Intervista
16 Gennaio 2023 L’intelligenza artificiale sta entrando rapidamente nel mondo sanitario. Gli ambiti di applicazione sono sempre più vasti e ricchi, «come supporto nell’identificazione della diagnosi, del trattamento più idoneo o nell’analisi e il test di modelli organizzativi per fornire indicazioni sui miglioramenti da adottare». Parla così a Sanità33 Gabriella Pravettoni
L’intelligenza artificiale sta entrando rapidamente nel mondo sanitario. Gli ambiti di applicazione sono sempre più vasti e ricchi, «come supporto nell’identificazione della diagnosi, del trattamento più idoneo o nell’analisi e il test di modelli organizzativi per fornire indicazioni sui miglioramenti da adottare». Parla così a Sanità33 Gabriella Pravettoni, Docente di Psicologia Cognitiva e delle Decisioni presso l’Università Statale di Milano, Direttore del Dipartimento di Oncologia ed Emato-oncologia (DIPO), UNIMI, Direttore della Divisione di Psiconcologia: Applied Research Division for Cognitive and Psychological Science dell'Istituto Europeo di Oncologia, Milano; illustrando i punti salienti del suo contributo al volume “I dati. Il futuro della Sanità. Strumenti per una reale innovazione”, realizzata da Fondazione Roche, con il supporto di Edra S.p.A.
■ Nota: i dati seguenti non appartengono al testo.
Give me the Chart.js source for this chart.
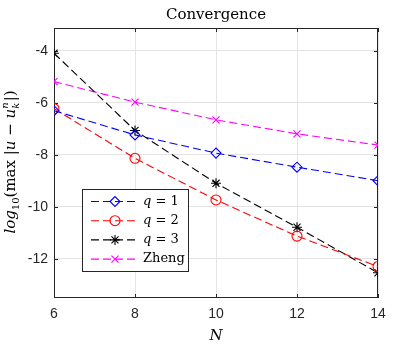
<!DOCTYPE html>
<html>
<head>
<meta charset="utf-8">
<script src="https://cdn.jsdelivr.net/npm/chart.js@4.4.0/dist/chart.umd.min.js"></script>
<style>
  html, body { margin: 0; background: #fff; }
  #wrap { width: 417px; height: 348px; }
</style>
</head>
<body>
<div id="wrap"><canvas id="conv" width="417" height="348"></canvas></div>
<script>
// === convergence plot ===
const nValues = [6, 8, 10, 12, 14];
const q1Err = [-6.30, -7.23, -7.93, -8.47, -8.99];
const q2Err = [-6.22, -8.13, -9.73, -11.12, -12.29];
const q3Err = [-4.09, -7.06, -9.09, -10.78, -12.53];
const zhengErr = [-5.18, -5.97, -6.65, -7.19, -7.62];
const xTicks = [6, 8, 10, 12, 14];
const yTicks = [-12, -10, -8, -6, -4];
const seriesNames = ["q = 1", "q = 2", "q = 3", "Zheng"];

const SERIF = "'DejaVu Serif', serif";
const AXIS = "#262626";
const DASH = [8, 4];

function series(name, values, color, style) {
  return {
    label: name,
    data: values.map((v, i) => ({ x: nValues[i], y: v })),
    borderColor: color,
    backgroundColor: "rgba(0,0,0,0)",
    borderWidth: 1.1,
    borderDash: DASH,
    pointStyle: style,
    pointRadius: 5,
    pointHoverRadius: 5,
    pointBorderColor: color,
    pointBackgroundColor: "rgba(0,0,0,0)",
    pointBorderWidth: 1.1,
    tension: 0,
  };
}

// draws a row of text pieces with their own font and vertical shift
function drawPieces(ctx, pieces, x, y) {
  let cx = x;
  pieces.forEach(p => {
    ctx.font = p.font;
    ctx.fillText(p.t, cx, y + (p.dy || 0));
    cx += ctx.measureText(p.t).width;
  });
}
function piecesWidth(ctx, pieces) {
  return pieces.reduce((w, p) => { ctx.font = p.font; return w + ctx.measureText(p.t).width; }, 0);
}

const decorations = {
  id: "decorations",
  beforeDatasetsDraw(chart) {
    const { ctx, chartArea: a, scales } = chart;
    ctx.save();
    ctx.strokeStyle = AXIS;
    ctx.lineWidth = 1;
    ctx.strokeRect(a.left + 0.5, a.top + 0.5, a.right - a.left - 1, a.bottom - a.top - 1);
    // inward ticks on all four sides
    ctx.beginPath();
    xTicks.forEach(v => {
      const px = Math.round(scales.x.getPixelForValue(v)) + 0.5;
      ctx.moveTo(px, a.bottom); ctx.lineTo(px, a.bottom - 4);
      ctx.moveTo(px, a.top); ctx.lineTo(px, a.top + 4);
    });
    yTicks.forEach(v => {
      const py = Math.round(scales.y.getPixelForValue(v)) + 0.5;
      ctx.moveTo(a.left, py); ctx.lineTo(a.left + 4, py);
      ctx.moveTo(a.right, py); ctx.lineTo(a.right - 4, py);
    });
    ctx.stroke();
    ctx.restore();
  },
  afterDraw(chart) {
    const { ctx, chartArea: a } = chart;
    ctx.save();
    ctx.fillStyle = "#000";
    ctx.textBaseline = "alphabetic";
    // title
    ctx.font = "15px " + SERIF;
    ctx.textAlign = "center";
    ctx.fillText("Convergence", (a.left + a.right) / 2, 19);
    // x label
    ctx.font = "italic 15px " + SERIF;
    ctx.fillText("N", (a.left + a.right) / 2, 340);
    // y label
    ctx.textAlign = "left";
    const big = "15px " + SERIF, bigI = "italic 15px " + SERIF;
    const sm = "10px " + SERIF, smI = "italic 10px " + SERIF;
    const yl = [
      { t: "log", font: bigI }, { t: "10", font: sm, dy: 4 },
      { t: "(max", font: big }, { t: " |", font: big }, { t: "u", font: bigI },
      { t: " \u2212 ", font: big }, { t: "u", font: bigI },
    ];
    ctx.translate(15, 162);
    ctx.rotate(-Math.PI / 2);
    const tail = [{ t: "|)", font: big }];
    ctx.font = smI;
    const supW = ctx.measureText("n").width + 1;
    const total = piecesWidth(ctx, yl) + supW + piecesWidth(ctx, tail);
    let sx = -total / 2;
    drawPieces(ctx, yl, sx, 0);
    sx += piecesWidth(ctx, yl);
    ctx.font = smI;
    ctx.fillText("n", sx, -7);
    ctx.fillText("k", sx, 4);
    drawPieces(ctx, tail, sx + supW, 0);
    ctx.restore();

    // legend box inside the axes
    const box = { left: 82.5, top: 189.5, w: 106, h: 82 };
    ctx.save();
    ctx.fillStyle = "#fff";
    ctx.fillRect(box.left, box.top, box.w, box.h);
    ctx.strokeStyle = AXIS;
    ctx.lineWidth = 1;
    ctx.strokeRect(box.left, box.top, box.w, box.h);
    chart.data.datasets.forEach((ds, i) => {
      const y = 201.5 + i * 19.2;
      ctx.strokeStyle = ds.borderColor;
      ctx.lineWidth = 1.1;
      ctx.setLineDash(DASH);
      ctx.beginPath();
      ctx.moveTo(91, y); ctx.lineTo(138, y);
      ctx.stroke();
      ctx.setLineDash([]);
      ctx.fillStyle = "rgba(0,0,0,0)";
      Chart.helpers.drawPoint(ctx, { pointStyle: ds.pointStyle, radius: 5, borderWidth: 1.1 }, 115, y);
      ctx.fillStyle = "#000";
      ctx.textBaseline = "middle";
      const name = ds.label;
      if (name.startsWith("q")) {
        drawPieces(ctx, [{ t: "q", font: "italic 13px " + SERIF }, { t: name.slice(1), font: "13px " + SERIF }], 143, y);
      } else {
        drawPieces(ctx, [{ t: name, font: "13px " + SERIF }], 143, y);
      }
    });
    ctx.restore();
  },
};

new Chart(document.getElementById("conv"), {
  type: "line",
  data: {
    datasets: [
      series(seriesNames[0], q1Err, "#0000ff", "rectRot"),
      series(seriesNames[1], q2Err, "#ff0000", "circle"),
      series(seriesNames[2], q3Err, "#000000", "star"),
      series(seriesNames[3], zhengErr, "#ff00ff", "crossRot"),
    ],
  },
  options: {
    responsive: false,
    animation: false,
    layout: { padding: { left: 0, top: 28, right: 39, bottom: 0 } },
    plugins: { legend: { display: false }, title: { display: false }, tooltip: { enabled: false } },
    scales: {
      x: {
        type: "linear", min: 6, max: 14,
        afterBuildTicks: s => { s.ticks = xTicks.map(v => ({ value: v })); },
        afterFit: s => { s.height = 50; },
        grid: { color: "#e4e4e4", drawTicks: false },
        border: { display: false },
        ticks: { padding: 8, color: "#262626", font: { family: "'Liberation Sans', sans-serif", size: 14 } },
      },
      y: {
        type: "linear", min: -13.5, max: -3.12,
        afterBuildTicks: s => { s.ticks = yTicks.map(v => ({ value: v })); },
        afterFit: s => { s.width = 54; },
        grid: { color: "#e4e4e4", drawTicks: false },
        border: { display: false },
        ticks: { padding: 6, color: "#262626", font: { family: "'Liberation Sans', sans-serif", size: 14 } },
      },
    },
  },
  plugins: [decorations],
});
</script>
</body>
</html>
Pravettoni illustra i vantaggi e i rischi di questo nuovo scenario. «I vantaggi sono di tutta evidenza: avremmo sempre maggiore precisione, sempre più una medicina che risponderà a quella persona, a quel paziente e non ad un’area in cui statisticamente possiamo parlare di pazienti che hanno quella certa patologia ma quel paziente che ha bisogno esattamente di quella cura», spiega. «È molto importante l'utilizzo dei Big data, dell'intelligenza artificiale per arrivare ad essere sempre più precisi. L’innovazione – dichiara - non deve essere pensata solo come il futuro ma dobbiamo far sì che sia presto il presente perché ci permetterà di curare molto meglio i nostri pazienti a qualsiasi livello». Tutto ciò rappresenta un vantaggio non solo per il medico ma anche per il paziente perché «vengono curati meglio e in modo più appropriato e più preciso». Lo svantaggio, per Pravettoni, riguarda «la comunicazione» che sta «cambiando». È importante, quindi, integrare l’intelligenza artificiale a quella emotiva. «L’intelligenza emotiva è la capacità di riconoscere, regolare e gestire le proprie emozioni e di connettersi emotivamente con l’altro. Questa competenza acquista ancora più importanza in un contesto di cura e malattia, dove la sofferenza, il dolore e il lutto possono esporre le persone a un elevato carico di emozioni», dichiara l’esperta.
In questo momento, per arrivare a questa integrazione ciò che manca è «legato a una tematica psicologico che è la resistenza al cambiamento». Nello specifico, «se noi impariamo le cose in un certo modo, quando ci rappresentiamo, il nostro operato va in una cornice e noi facciamo delle azioni e abbiamo un adattamento. L'adattamento alla nostra realtà fa sì che ci sentiamo più sicuri e lavoriamo meglio. Invece ci sembra difficile e abbiamo sempre un po' una resistenza al cambiamento, anche per protezione. Questo è il tema su cui invece dobbiamo lavorare – osserva - Questo è quello che manca veramente perché quando si impara qualcosa e si riesce a portarla nell’utilizzo quotidiano, l'adeguatezza della risposta che noi diamo ai nostri pazienti sarà sicuramente maggiore».